LIVRO: “Os Amantes Tristes” /
“Los Amantes Tristes”,
de Eugenia Rico
Tradução | Marcelo Teixeira
Ed. Edições Parsifal, Maio de 2018
Quando liguei para a livraria e me
disseram que iriam receber nesse dia três exemplares de “Os
Amantes Tristes”, pedi para me reservarem um. Sensivelmente àquela
hora, Eugenia Rico apresentava publicamente o livro na Fundação
José Saramago e estaria em Ovar três dias mais tarde, para uma
muito aguardada sessão das “Conversas Úteis”. Antes de a
conhecer, queria saber algo sobre ela e a melhor forma de o descobrir
seria lendo-a. Foi o que fiz, mergulhando no romance mal cheguei a
casa. Duas horas mais tarde, tinha acabado de ler o livro. O facto de
serem pouco mais de cem páginas permite explicar algo, mas é na sua
escrita ágil, na enorme envolvência criada em torno de três
personagens tão singulares e na carga poética que se derrama de
cada linha, que reside a verdadeira causa de tamanha sofreguidão. De
tal forma que voltei a lê-lo no dia seguinte, completando a leitura
com a tomada de algumas notas que me servem, agora, de base a uma breve análise crítica deste livro tão belo.
“Os Amantes Tristes” é uma
história sobre a amizade e o amor, uma história de emoções à
flor da pele, na qual a poesia se solta de cada página, directa ao
coração do leitor. “Os gregos acreditavam que a amizade é mais
sublime do que o amor, porque apenas existia entre os homens,
enquanto o amor também pode acontecer com as mulheres, esses seres
inferiores destinados a parir”, pode ler-se a páginas tantas. Em
que medida é isto verdade, onde reside a verdade de cada leitor, iremos descobrindo ao longo do livro. Mas
esta é – acabaremos por percebê-lo - uma das frases que Eugenia Rico
elege como suporte do romance, convidando o leitor a ler para além
do que está escrito. Pode ser um livro triste – tal como o próprio
título permite intuir –, de tons baços, escuros e frios,
onde quase sempre é Inverno (e, mesmo quando o não é, chove), mas
sempre acabaremos por aquecer a alma num abraço ou num olhar, por
sentirmos um aconchego num simples aperto de mão ou numa frase
breve.
Vale a pena referir também que este é
um livro que entrega ao leitor a medida do tempo, no sentido em que a
distinção entre a manhã e a tarde, o dia e a noite, um mês e o
mês seguinte, nunca é rígida. Na forma como escreve, Eugenia Rico
viola o tempo propositada e reiteradamente. Podemos ver que, entre o
Inverno e o princípio de Março, vai “quase um ano”, como se o
tempo de cada um fosse diferente (e não o é, realmente?). Se falo
nesta questão do tempo é porque me parece importante vincar a ideia
que a escrita de “Os Amantes Tristes” é muito cinematográfica,
tanto dum ponto de vista visual como formalmente, os espaços entre
as cenas (os tempos!) deixados em branco, pedindo ao espectador /
leitor que seja ele a fazer o “trabalho de casa”. E há depois essa
imagem que abre o livro, um telefone que toca, um pedido de
auxílio do outro lado da linha, uma vida que se apresta a mudar a
partir daquele instante. No final regressaremos ao ponto de partida, o
pedido de auxílio sempre latente, nesta circularidade se percebendo
a carga cinematográfica que o livro contém.

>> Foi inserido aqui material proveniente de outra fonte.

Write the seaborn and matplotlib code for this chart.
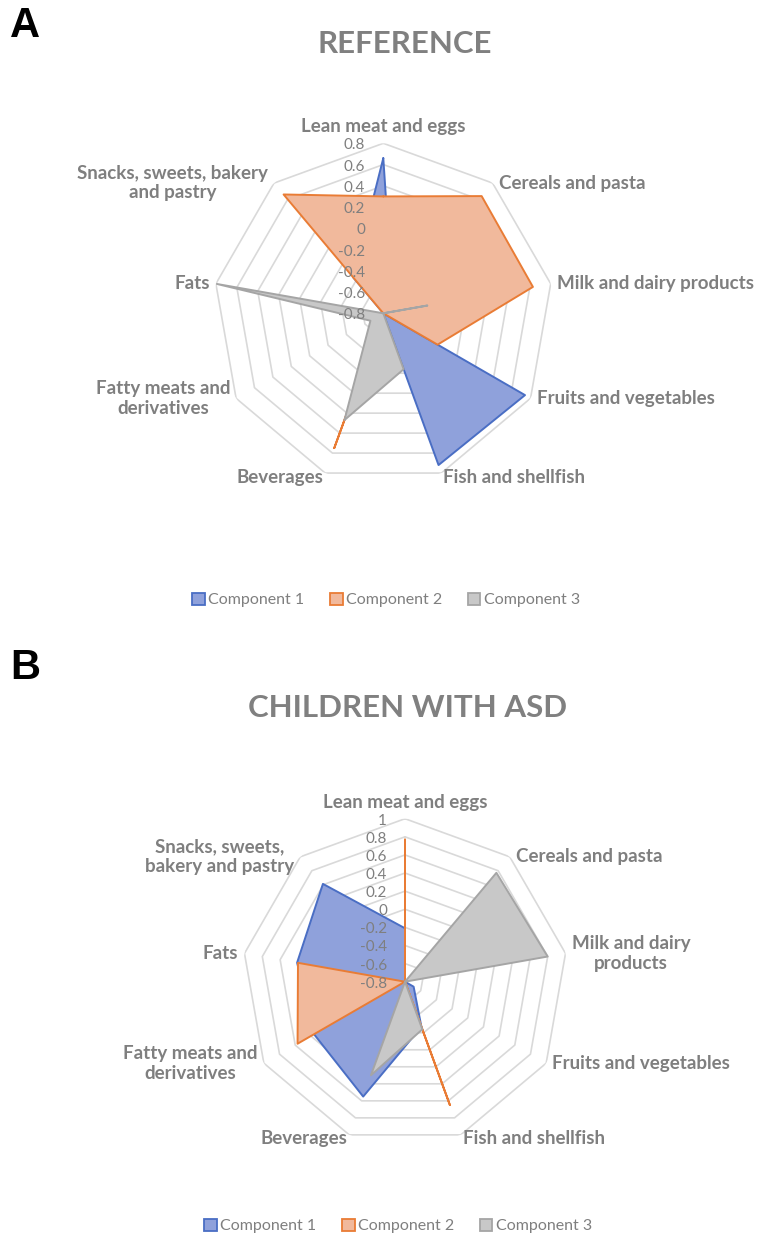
import numpy as np
import matplotlib
matplotlib.use("Agg")
import matplotlib.pyplot as plt
import matplotlib.transforms as mtransforms
from matplotlib.patches import Patch
import seaborn as sns

# categories clockwise from the top
categories_a = ["Lean meat and eggs", "Cereals and pasta", "Milk and dairy products",
                "Fruits and vegetables", "Fish and shellfish", "Beverages",
                "Fatty meats and\nderivatives", "Fats", "Snacks, sweets, bakery\nand pastry"]
categories_b = ["Lean meat and eggs", "Cereals and pasta", "Milk and dairy\nproducts",
                "Fruits and vegetables", "Fish and shellfish", "Beverages",
                "Fatty meats and\nderivatives", "Fats", "Snacks, sweets,\nbakery and pastry"]

# A - reference group
ref_comp1 = [0.66, -0.66, -0.80, 0.74, 0.72, -0.80, -0.80, -0.80, -0.36]
ref_comp2 = [0.30, 0.64, 0.63, -0.21, -0.80, 0.55, -0.80, -0.80, 0.66]
ref_comp3 = [-0.80, -0.80, -0.38, -0.80, -0.24, 0.27, -0.66, 0.79, -0.80]
ref_ticks = [-0.8, -0.6, -0.4, -0.2, 0, 0.2, 0.4, 0.6, 0.8]

# B - children with ASD
asd_comp1 = [-0.21, -0.80, -0.80, -0.69, -0.27, 0.55, 0.36, 0.41, 0.61]
asd_comp2 = [0.77, -0.80, -0.80, -0.80, 0.65, -0.80, 0.57, 0.40, -0.80]
asd_comp3 = [-0.80, 0.77, 0.80, -0.80, -0.24, 0.30, -0.80, -0.80, -0.80]
asd_ticks = [-0.8, -0.6, -0.4, -0.2, 0, 0.2, 0.4, 0.6, 0.8, 1]

series_names = ["Component 1", "Component 2", "Component 3"]
edge_colors = ["#4A6EC4", "#E97C35", "#A5A5A5"]
fill_colors = ["#8FA1DB", "#F1B99C", "#C8C8C8"]
text_gray = "#7F7F7F"
grid_gray = "#D9D9D9"

sns.set_theme(style="white")
plt.rcParams["font.family"] = ["Lato", "DejaVu Sans"]

fig = plt.figure(figsize=(7.67, 12.5), dpi=100)
W, H = 767, 1250


def fmt(v):
    s = f"{v:.1f}".rstrip("0").rstrip(".")
    return "0" if s in ("-0", "") else s


def radar(cx, cy, R, cats, comps, ticks):
    ''' draw one Excel-like radar chart centred at pixel (cx, cy) '''
    ax = fig.add_axes([(cx - R) / W, (H - cy - R) / H, 2 * R / W, 2 * R / H],
                      projection="polar")
    ax.set_theta_zero_location("N")
    ax.set_theta_direction(-1)
    ax.set_ylim(ticks[0], ticks[-1])
    ax.grid(False)
    ax.spines["polar"].set_visible(False)
    ax.set_xticks([])
    ax.set_yticks([])
    ax.patch.set_alpha(0)

    n = len(cats)
    theta = np.linspace(0, 2 * np.pi, n, endpoint=False)
    closed = np.append(theta, theta[0])

    for v in ticks[1:]:
        ax.plot(closed, [v] * (n + 1), color=grid_gray, lw=1.2, zorder=1)

    for i, vals in enumerate(comps):
        r = np.append(vals, vals[0])
        ax.fill(closed, r, color=fill_colors[i], zorder=2 + i, lw=0)
        ax.plot(closed, r, color=edge_colors[i], lw=1.4, zorder=2 + i)

    # value labels on the vertical axis
    tr = mtransforms.offset_copy(ax.transData, fig=fig, x=-18, y=-2, units="dots")
    for v in ticks:
        ax.text(0, v, fmt(v), transform=tr, ha="right", va="center",
                fontsize=11, color=text_gray, zorder=10)

    # category labels
    rmax = ticks[-1]
    for k, lab in enumerate(cats):
        deg = np.degrees(theta[k])
        if deg == 0:
            ha, va, dx, dy = "center", "bottom", 0, 8
        elif deg < 150:
            ha, va, dx, dy = "left", "center", 6, 0
        elif deg < 180:
            ha, va, dx, dy = "left", "center", 2, -4
        elif deg < 210:
            ha, va, dx, dy = "right", "center", -2, -4
        else:
            ha, va, dx, dy = "right", "center", -6, 0
        t = mtransforms.offset_copy(ax.transData, fig=fig, x=dx, y=dy, units="dots")
        ax.text(theta[k], rmax, lab, transform=t, ha=ha, va=va,
                multialignment="center", linespacing=1.2,
                fontsize=13.5, fontweight="bold", color=text_gray)
    return ax


radar(383.3, 313.3, 170, categories_a, [ref_comp1, ref_comp2, ref_comp3], ref_ticks)
radar(405, 981.7, 163, categories_b, [asd_comp1, asd_comp2, asd_comp3], asd_ticks)

# panel letters and titles
fig.text(10 / W, 1 - 6 / H, "A", ha="left", va="top", fontsize=30,
         fontweight="bold", color="black", family="Liberation Sans")
fig.text(10 / W, 1 - 648 / H, "B", ha="left", va="top", fontsize=30,
         fontweight="bold", color="black", family="Liberation Sans")
fig.text(405 / W, 1 - 44 / H, "REFERENCE", ha="center", va="center",
         fontsize=22.5, fontweight="bold", color="#808080")
fig.text(408 / W, 1 - 708 / H, "CHILDREN WITH ASD", ha="center", va="center",
         fontsize=22.5, fontweight="bold", color="#808080")

handles = [Patch(facecolor=fill_colors[i], edgecolor=edge_colors[i], lw=1.3,
                 label=series_names[i]) for i in range(3)]
for xc, yc in [(386, 600), (398, 1226)]:
    fig.legend(handles=handles, loc="center", bbox_to_anchor=(xc / W, 1 - yc / H),
               ncol=3, frameon=False, fontsize=11.5, labelcolor=text_gray,
               handlelength=0.8, handleheight=0.8, handletextpad=0.2,
               columnspacing=1.6)

fig.savefig("out.png", dpi=100)
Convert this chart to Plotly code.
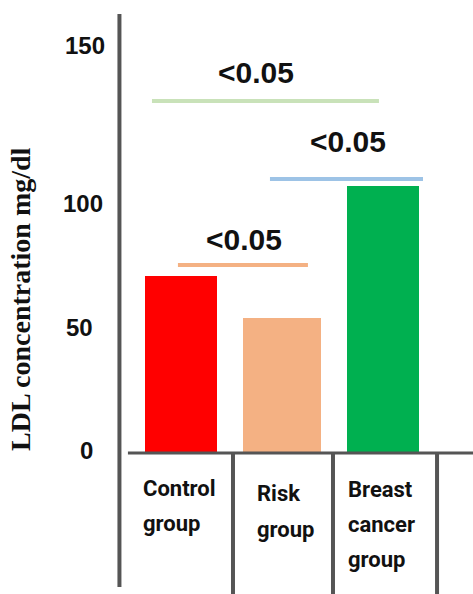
import plotly.graph_objects as go

# LDL concentration (mg/dl) per study group
groups = ["Control group", "Risk group", "Breast cancer group"]
ldl_values = [71, 54, 107]
p_labels = ["<0.05", "<0.05", "<0.05"]
tick_labels = ["0", "50", "100", "150"]

bar_colors = ["#ff0000", "#f4b183", "#00b050"]
bar_widths = [0.71, 0.77, 0.72]
x_pos = [0, 1, 2]

AXIS_GREY = "#555555"
TEXT = "#111111"

fig = go.Figure()
fig.add_trace(go.Bar(
    x=x_pos, y=ldl_values, width=bar_widths,
    marker=dict(color=bar_colors, line=dict(width=0)),
    showlegend=False, hoverinfo="skip",
))

shapes = []
annotations = []

# vertical axis line and baseline
shapes.append(dict(type="line", xref="x", yref="y", x0=-0.609, x1=-0.609,
                   y0=-53.6, y1=175.6, line=dict(color=AXIS_GREY, width=4)))
shapes.append(dict(type="line", xref="x", yref="y", x0=-0.525, x1=2.95,
                   y0=0, y1=0, line=dict(color=AXIS_GREY, width=3)))
# table dividers under the bars
for xd in [0.515, 1.505, 2.535]:
    shapes.append(dict(type="line", xref="x", yref="y", x0=xd, x1=xd,
                       y0=0, y1=-60, line=dict(color=AXIS_GREY, width=4)))

# significance bars: (x start, x end, level, label level, label x, colour)
brackets = [
    (-0.287, 1.96, 140.8, 152.4, 0.743, "#c9e2b9"),
    (0.881, 2.396, 109.6, 124.8, 1.653, "#9dc3e6"),
    (-0.03, 1.257, 75.2, 85.6, 0.624, "#f4b183"),
]
for (xa, xb, lvl, ty, tx, col), lab in zip(brackets, p_labels):
    shapes.append(dict(type="line", xref="x", yref="y", x0=xa, x1=xb,
                       y0=lvl, y1=lvl, line=dict(color=col, width=4)))
    annotations.append(dict(x=tx, y=ty, xref="x", yref="y", text=lab,
                            showarrow=False, xanchor="center", yanchor="middle",
                            font=dict(family="Liberation Sans, Arial", size=30,
                                      color=TEXT, weight="bold")))

# tick labels (paper x of label centre, y value)
tick_layout = [(-0.08, 1.2), (-0.10, 50.4), (-0.09, 100), (-0.083, 163.2)]
for lab, (px, yv) in zip(tick_labels, tick_layout):
    annotations.append(dict(x=px, y=yv, xref="paper", yref="y", text=lab,
                            showarrow=False, xanchor="center", yanchor="middle",
                            font=dict(family="Liberation Sans, Arial", size=24,
                                      color=TEXT, weight="bold")))

# category labels, one word per line
cat_layout = [(-0.396, [-14, -28]), (0.733, [-16, -30.4]), (1.634, [-14.4, -28.4, -42.4])]
for name, (xl, ys) in zip(groups, cat_layout):
    for word, yv in zip(name.split(" "), ys):
        annotations.append(dict(x=xl, y=yv, xref="x", yref="y", text=word,
                                showarrow=False, xanchor="left", yanchor="middle",
                                font=dict(family="Roboto, Arial Narrow",
                                          size=22, color=TEXT, weight="bold")))

# y-axis title
annotations.append(dict(x=-0.262, y=0.497, xref="paper", yref="paper",
                        text="LDL concentration mg/dl", textangle=-90,
                        showarrow=False, xanchor="center", yanchor="middle",
                        font=dict(family="Liberation Serif, Times New Roman", size=28,
                                  color=TEXT, weight="bold")))

fig.update_layout(
    width=473, height=594,
    margin=dict(l=115, r=0, t=0, b=0),
    paper_bgcolor="white", plot_bgcolor="white",
    xaxis=dict(range=[-0.653, 2.891], visible=False, fixedrange=True),
    yaxis=dict(range=[-56.4, 181.2], visible=False, fixedrange=True),
    shapes=shapes, annotations=annotations,
    bargap=0,
)

fig.write_html("out.html")
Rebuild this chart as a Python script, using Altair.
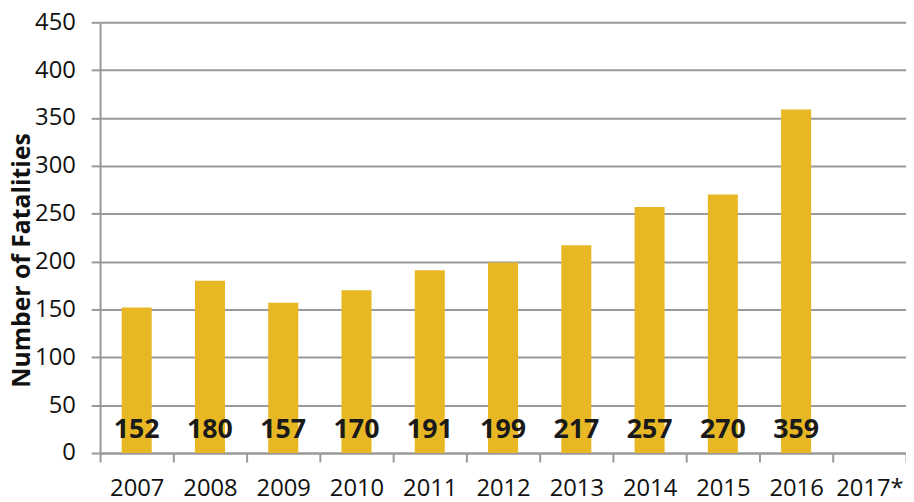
import altair as alt
import pandas as pd

years = ["2007", "2008", "2009", "2010", "2011", "2012", "2013", "2014", "2015", "2016", "2017*"]
fatalities = [152, 180, 157, 170, 191, 199, 217, 257, 270, 359, None]
label_texts = ["152", "180", "157", "170", "191", "199", "217", "257", "270", "359", ""]
label_level = 24

df = pd.DataFrame({"year": years, "value": fatalities, "label": label_texts, "ly": [label_level] * len(years)})

FONT = "Open Sans"

x_enc = alt.X("year:N", sort=years, title=None,
              scale=alt.Scale(paddingInner=0, paddingOuter=0),
              axis=alt.Axis(labelAngle=0, tickBand="extent", labelFontSize=24, labelFont=FONT,
                            labelColor="#111111", tickSize=9, tickColor="#999999", tickWidth=2,
                            domainColor="#999999", domainWidth=2, labelPadding=15, grid=False))

bars = alt.Chart(df).mark_bar(color="#E8B824", width=alt.RelativeBandSize(0.41)).encode(
    x=x_enc,
    y=alt.Y("value:Q", scale=alt.Scale(domain=[0, 450]), title="Number of Fatalities",
            axis=alt.Axis(values=list(range(0, 451, 50)), labelFontSize=24, labelFont=FONT,
                          labelColor="#111111", tickSize=9, tickColor="#999999", tickWidth=2,
                          domainColor="#999999", domainWidth=2, labelPadding=16,
                          gridColor="#999999", gridWidth=2,
                          titleFont=FONT, titleFontSize=25, titleFontWeight="bold", titleColor="#111111",
                          titleX=-79, titleY=240, titleAlign="center", titleBaseline="middle", titleAngle=270)),
)

labels = alt.Chart(df).mark_text(font=FONT, fontSize=27, fontWeight="bold", color="#1a1a1a",
                                  baseline="middle", align="center").encode(
    x=alt.X("year:N", sort=years),
    y=alt.Y("ly:Q"),
    text="label:N",
)

chart = alt.layer(bars, labels).properties(
    width=814, height=435,
    autosize=alt.AutoSizeParams(type="none"),
    padding={"left": 93, "top": 12, "right": 0, "bottom": 47},
).configure_view(fill="#DEDEDE", stroke=None).configure(background="white")

chart.save("out.html", embed_options={"renderer": "svg", "actions": False})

Finalmente, gostaria de vincar a ideia que este é
também um livro de denúncia, um manifesto social que faz o
contraponto entre ricos e pobres, os que detêm o poder e os que são
alvo de todas as arbitrariedades. “Talvez o pior não aconteça e
este planeta continue a girar em condições razoáveis. Os pobres
morrerão de fome e os ricos clonar-se-ão a si próprios. Desta
forma, espera-nos um futuro ideal, sem pobreza ou fealdade. Um mundo
em que restem apenas os bonitos e os ricos. Mas então alguém terá
de servir-lhes café e terão de reinventar os pobres. Os robôs
nunca poderão substituí-los, porque não dá o mesmo gozo lixar uma
máquina que lixar um semelhante. A máquina não sofre. O outro, que
é como tu, que poderias ser tu, é o que dá a medida do teu poder e
da tua importância.” Extracto duma carta dum homem internado
compulsivamente num hospital psiquiátrico, este breve texto é o
exemplo acabado do quanto Eugenia Rico coloca nas mãos do leitor em
termos de decisão. Quem serão os loucos e por onde andarão, parece perguntar.